Indigenous Peoples Push for Permanent UN Seat and Other News and Events

Indigenous peoples are pushing to gain a permanent seat at the U..N. General Assembly, according to an article in the website Devex. It is a main focus driving this year’s U.N. Permanent Forum on Indigenous Issues. The annual meeting started April 24 and ends May 5. According to the story:

Indigenous peoples make up just 5 percent of the world’s population — about 400 million people — yet also account for nearly 15 percent of the world’s extreme poor, and occupy some 22 percent of the Earth’s land surface. Their participation in the global development agenda is key, senior United Nations officials said this week, but indigenous communities and institutions still collectively lack the right to easily enter and participate in United Nations meetings…

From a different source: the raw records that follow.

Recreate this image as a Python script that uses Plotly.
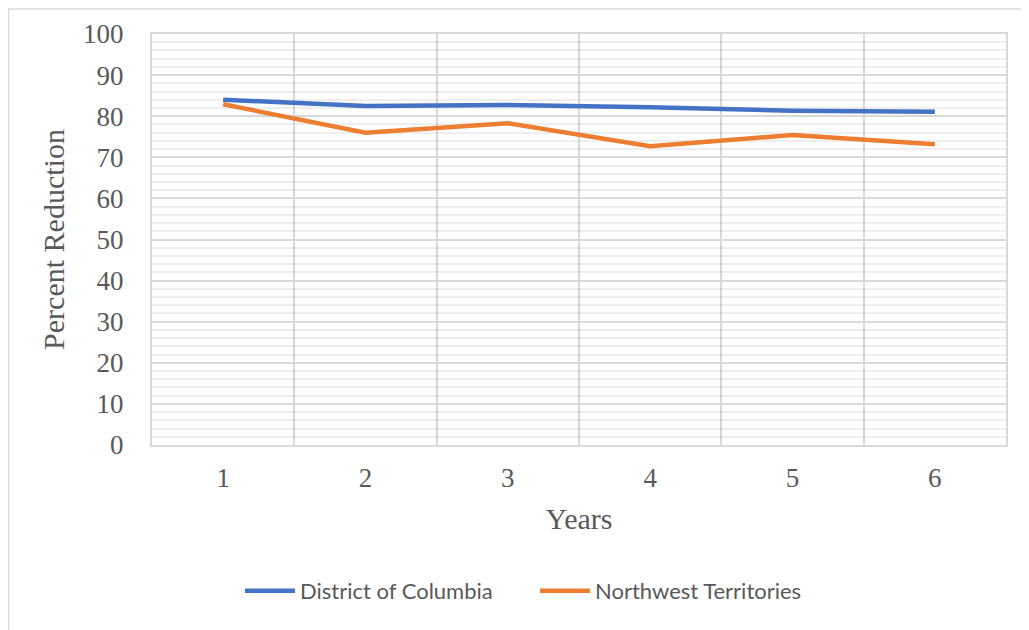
import plotly.graph_objs as go

years = [1, 2, 3, 4, 5, 6]
dc_values = [84.0, 82.5, 82.7, 82.2, 81.3, 81.1]
nwt_values = [82.9, 76.0, 78.3, 72.7, 75.4, 73.2]
y_ticks = [0, 10, 20, 30, 40, 50, 60, 70, 80, 90, 100]

serif = "Liberation Serif, Times New Roman, serif"
grey = "#595959"

fig = go.Figure()
fig.add_trace(go.Scatter(x=years, y=dc_values, name="District of Columbia", mode="lines",
                         line=dict(width=4.5, color="#4472C4")))
fig.add_trace(go.Scatter(x=years, y=nwt_values, name="Northwest Territories", mode="lines",
                         line=dict(width=4.5, color="#ED7D31")))

# the page body has an 8px margin, so the figure is offset by 8px
fig.update_layout(
    width=1029, height=630,
    paper_bgcolor="white", plot_bgcolor="white",
    margin=dict(l=144, r=31, t=26, b=193),
    showlegend=True,
    legend=dict(orientation="h", x=(240 - 152) / 854, xanchor="left", y=-0.355, yanchor="middle",
                font=dict(family="Lato, Open Sans, sans-serif", size=22, color=grey),
                itemwidth=50, entrywidth=230),
    shapes=[dict(type="rect", xref="paper", yref="paper",
                 x0=-143.5 / 854, x1=1.1, y0=-1.0, y1=1 + 25 / 411,
                 line=dict(color="#d9d9d9", width=1.5), layer="below")],
)
fig.update_xaxes(
    range=[0.5, 6.5], tickvals=years, ticktext=[str(v) for v in years],
    showgrid=False, zeroline=False,
    ticks="outside", ticklen=8, tickcolor="rgba(0,0,0,0)",
    tickfont=dict(family=serif, size=27, color=grey),
    title=dict(text="Years", font=dict(family=serif, size=30, color=grey), standoff=16),
    showline=True, linecolor="#d9d9d9", linewidth=2, mirror=True,
    minor=dict(tick0=0.5, dtick=1, showgrid=True, gridcolor="#d9d9d9", gridwidth=2),
)
fig.update_yaxes(
    range=[0, 100], tickvals=y_ticks, ticktext=[str(v) for v in y_ticks],
    showgrid=True, gridcolor="#d9d9d9", gridwidth=2, zeroline=False,
    ticks="outside", ticklen=21, tickcolor="rgba(0,0,0,0)",
    tickfont=dict(family=serif, size=27, color=grey),
    title=dict(text="Percent Reduction", font=dict(family=serif, size=30, color=grey), standoff=10),
    showline=True, linecolor="#d9d9d9", linewidth=2, mirror=True,
    minor=dict(tick0=0, dtick=2, showgrid=True, gridcolor="rgba(0,0,0,0.065)", gridwidth=2),
)

fig.write_html("out.html")
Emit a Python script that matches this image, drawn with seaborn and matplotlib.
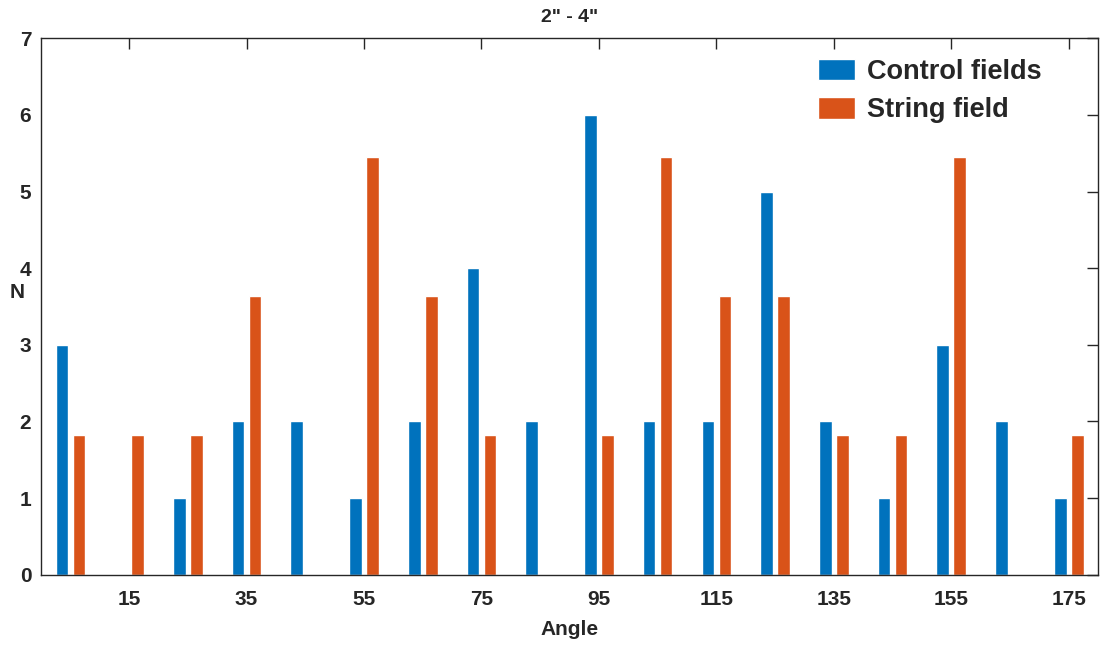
import pandas as pd
import seaborn as sns
import matplotlib.pyplot as plt

# histogram bin centres (degrees)
angles = [5, 15, 25, 35, 45, 55, 65, 75, 85, 95, 105, 115, 125, 135, 145, 155, 165, 175]
control_fields = [3, 0, 1, 2, 2, 1, 2, 4, 2, 6, 2, 2, 5, 2, 1, 3, 2, 1]
string_field = [1.82, 1.82, 1.82, 3.64, 0, 5.45, 3.64, 1.82, 0, 1.82,
                5.45, 3.64, 3.64, 1.82, 1.82, 5.45, 0, 1.82]
series_names = ['Control fields', 'String field']
tick_angles = [15, 35, 55, 75, 95, 115, 135, 155, 175]

df = pd.concat([
    pd.DataFrame({'Angle': angles, 'N': control_fields, 'group': series_names[0]}),
    pd.DataFrame({'Angle': angles, 'N': string_field, 'group': series_names[1]}),
], ignore_index=True)

sns.set_style('white')
plt.rcParams['font.family'] = ['Liberation Sans', 'DejaVu Sans']
plt.rcParams['font.weight'] = 'bold'
plt.rcParams['axes.labelweight'] = 'bold'
plt.rcParams['axes.titleweight'] = 'bold'

fig = plt.figure(figsize=(11.18, 6.48), dpi=100)
ax = fig.add_axes([0.0367, 0.113, 0.9455, 0.828])

sns.barplot(data=df, x='Angle', y='N', hue='group', native_scale=True,
            width=0.58, gap=0.26, errorbar=None,
            palette=['#0072BD', '#D95319'], saturation=1, ax=ax)

ax.set_xlim(0, 180)
ax.set_ylim(0, 7)
ax.set_xticks(tick_angles)
ax.set_yticks(range(0, 8))
ax.tick_params(direction='in', length=8, width=1, top=True, right=True,
               labeltop=False, labelright=False, labelsize=15,
               colors='#262626')
ax.tick_params(axis='x', pad=11)
ax.tick_params(axis='y', pad=7)
for lab in ax.get_xticklabels() + ax.get_yticklabels():
    lab.set_fontweight('bold')
for sp in ax.spines.values():
    sp.set_visible(True)
    sp.set_color('#262626')
    sp.set_linewidth(1)

ax.set_title('2" - 4"', fontsize=14, fontweight='bold', pad=12)
ax.set_xlabel('Angle', fontsize=15, fontweight='bold', color='#262626', labelpad=8)
ax.set_ylabel('N', fontsize=15, fontweight='bold', color='#262626', rotation=0,
              ha='center', va='center')
ax.yaxis.set_label_coords(-0.023, 0.527)

sns.move_legend(ax, 'upper right', title=None, frameon=False,
                prop={'size': 19.5, 'weight': 'bold'},
                handlelength=1.36, handleheight=0.87, handletextpad=0.45,
                labelspacing=0.45, borderaxespad=0.35, bbox_to_anchor=(0.966, 1.0))

fig.savefig('out.png', dpi=100)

AIM Travels to French Festival to Sell Wild Rice

The American Indian Movement (AIM) Interpretive Center announced last month that it will attend the Foire de Tours in France, an annual 10-day festival which more than 300,000 people attend every year. It is going to sell wild rice, part of a larger effort to create a wild rice export business.

Each year the festival chooses a geographic area to highlight and serve as the central exhibit. This year’s theme “will be called Minnesota: l’Etoile du Nord (The Star of the North). As the featured destination, Minnesota will showcase performers, local art, culture, businesses, tourism, crafts and food.”

The festival runs May 5th to May 14th.

Tours and Minneapolis have been sister cities since 1991. AIM officials got to meet the Mayor of Tours and other elected officials when they visited Minneapolis last year as part of the 25th  anniversary celebration of the sister city relationship. AIM will attend the festival and introduce the French to wild rice, including a presentation and seminar to local chefs and the public at the International Cité of Gastronomy in Tours on May 11.

Minneapolis American Indian Center Open House May 10

As part of American Indian Month, the Minneapolis American Indian Center (MIAC) will host an Open House Wednesday May 10, from 11 a.m. – 2 p.m. 1530 E Franklin Ave. There will be door prizes called throughout the event, a table with MAIC program information, and a meal at noon (hamburgers/hot dogs, baked beans, coleslaw, chips, cookies and coffee/water.

Birchbark Book Reading Series May 10

Four authors will read from their works as part of the Birchbark Book Reading Series, Wednesday, May 10, starting a 7 p.m. at The Bockley Gallery, 2123 W 21st Street, Minneapolis (just a few doors from the Birchbark Bookstore).

Reading will be:

  • Nora Murphy, author of White Birch, Red Hawthorn: A Memoir. Murphy is a fifth-generation Irish Minnesotan. She was born and lives in Imniza Ska, the white cliffs overlooking the confluence of the Mississippi and Minnesota Rivers in St. Paul.
  • Choua Yang, whose poem “Refugee: 1984” was published in the Saint Paul Almanac. Yang is an aspiring writer who grew up in Saint Paul’s east side. After twenty years in the IT field, he went back to school to finish a long-awaited bachelor degree in English Literature just so he can get asked the question, “What are you going to do with that?”
  • Taiyon J Coleman is a poet, essayist, teacher, and a Cave Canem fellow. She has an MFA from the University of Minnesota’s Creative Writing Program, a PhD in English Literature and Culture, and is a 2017 recipient of a McKnight Foundation Artist Fellowship in creative prose. Her thought-provoking essays have appeared in numerous publications, including A Good Time for the Truth.
  • Ronald P. Leith is the author of Poems from the Deep: A Man’s Journey through Heaven and Hell, and The Parable of Wood & Stone: Personal Notes form a Native Man’s Existential Journey. Ron credits his attending Red Lake High School in the 1960’s as a beneficial experience for him, allowing him to become re-acquainted with his Ojibwe-Anishinabe family and to develop a true sense of being a member of a truly great nation. Originally writing in Haiku format, Ron says his writing evolved through personal experience, vision and revision, trial and error, adopting and adapting many variations of style, format and structure.